История, поскольку она никогда не завершена, т. е. человеческая история, не является точно определимым объектом. Но поскольку она также человеческая история, она не бессмысленна. Таким образом, по-новому обосновывается гуссерлевское положение о философии, которая никогда не кончается на вопросе о «радикальном начинании».[47 - Это можно также увидеть в Les aventures de la dialectique (Gallimard, 1955) «Сегодня, как и сто лет назад и как тридцать восемь лет назад, остается истинным, что никто не является субъектом и никто не свободен в одиночестве, что свободные люди противоречат друг другу и зависят друг от друга, что история есть история их борьбы, и это начертано и видно в институтах, цивилизациях, на протяжении великих исторических свершений, что существуют средства их понять, их расположить в системе, согласно точной и определенной иерархии и в перспективе истинного, гомогенного, последнего, общества, по крайней мере как различные эпизоды одной жизни, о которой каждый имеет опыт и может передать следующим…» (276). На этот раз марксизм оспаривается в его фундаментальном положении о самой возможности
социализма, об обществе без классов, о подавлении пролетариата как класса пролетариатом, обладающим властью, о конце Государства: «Вот вопрос: является ли революция случаем ограничения правительства или конца правительства?» На что Мерло-Понти отвечает: «Она рассматривается во втором смысле и практикуется в первом… Революции истинны как движения и ложны как режимы» (290 и 279). Мы не будем здесь критически интерпретировать эту книгу: обратим только внимание на то, что она выражает полную несовместимость феноменологических положений с марксистским пониманием истории.
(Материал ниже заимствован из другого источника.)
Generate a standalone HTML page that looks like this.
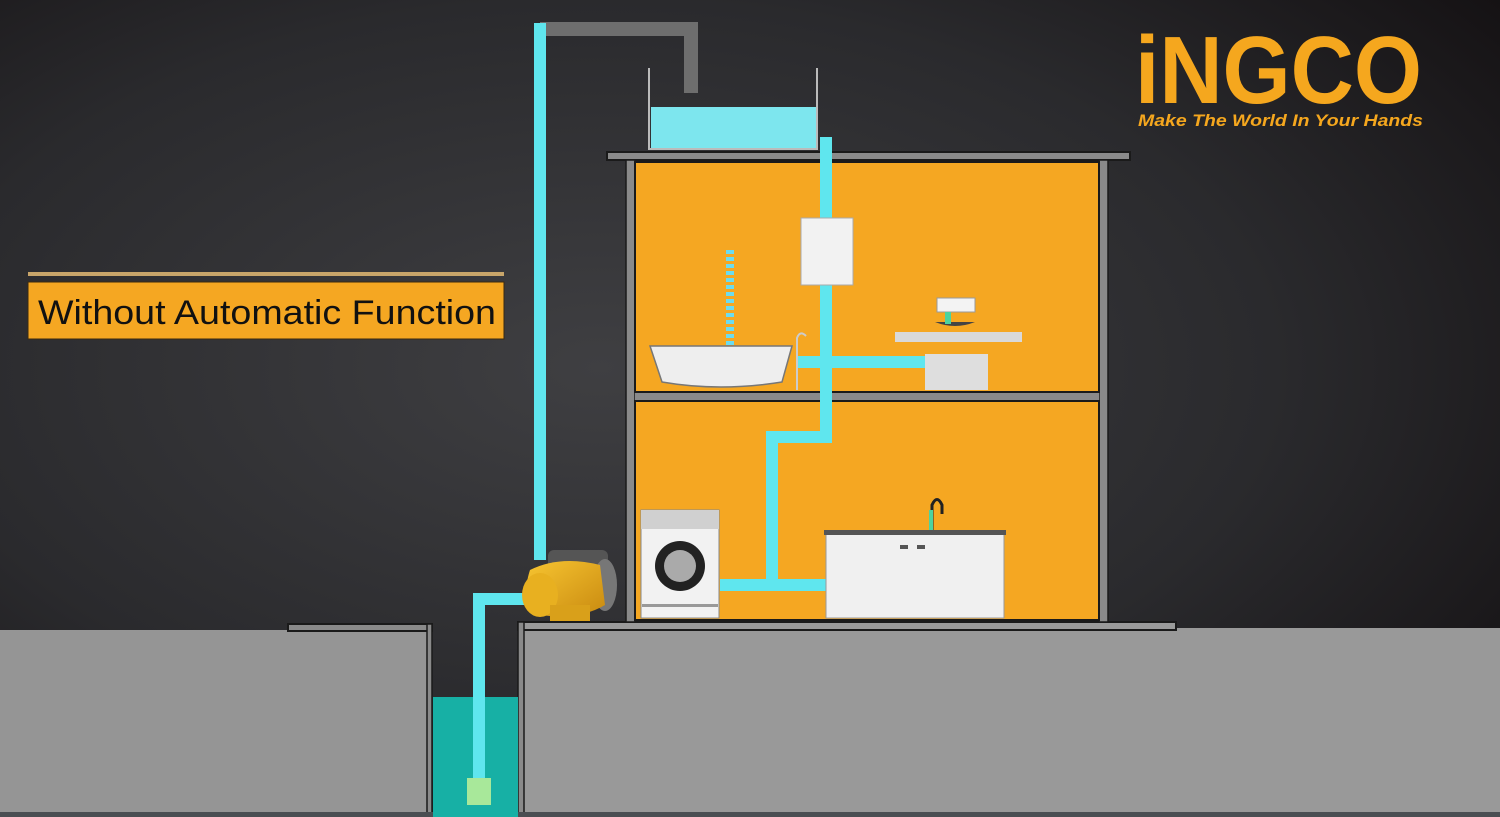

В частности, то, что Мерло-Понти отрицает фактическую реализуемость социализма, перестает удивлять, если подумать о том, что раз феноменологи отвергли всякую ссылку на объективность условий производства и их изменений, им пришлось безразлично рассматривать историю и классовую борьбу как становление и противоречие одних только сознаний.]

  Заключение

  I. Для феноменологии дискуссия об историческом смысле феноменологии может продолжаться бесконечно, поскольку этот смысл не определен раз и навсегда. Феноменология, полагая двойственность истории, полагает свою собственную двойственность в истории. Марксизм показывает, наоборот, что так называемая двойственность истории на самом деле отражает двойственность феноменологии. Неспособная соединиться с материализмом революционного пролетариата, как и с варварским идеализмом империализма, она хочет открыть третий путь и объективно играет на руку буржуазии, даже если, субъективно, некоторые из ее представителей не могут быть в этом заподозрены. И не случайно, что ее правое крыло идет к фашизму, а ее «левое» противоречит само себе по мелочам.[48 - См. о Хайдеггере Thevenaz (1951), De Husserl a Merleau-Ponty, Neuchatel, 1966; J.-M. Palmier, Les ecrits politiques de Heidegger, ГНегпе, 1968. A также статьи Сартра «Материализм и революция» (написанная в 1946) в Situation, III. Коммунисты и мир, Temps moderne, juillet-octobre 1952. Можно прочесть с пользой растерянный ответ Лефорт, так же как и статью о нем, T.
M., avril 1952, ответ Шолье Сар. ру в Socialisme ou barbarie, № 12, aout-septembre 1953; и ответ Лефорта T. M., juillet 1954.] Философия истории, поспешно построенная Гуссерлем в Кризисе, не была сохранена.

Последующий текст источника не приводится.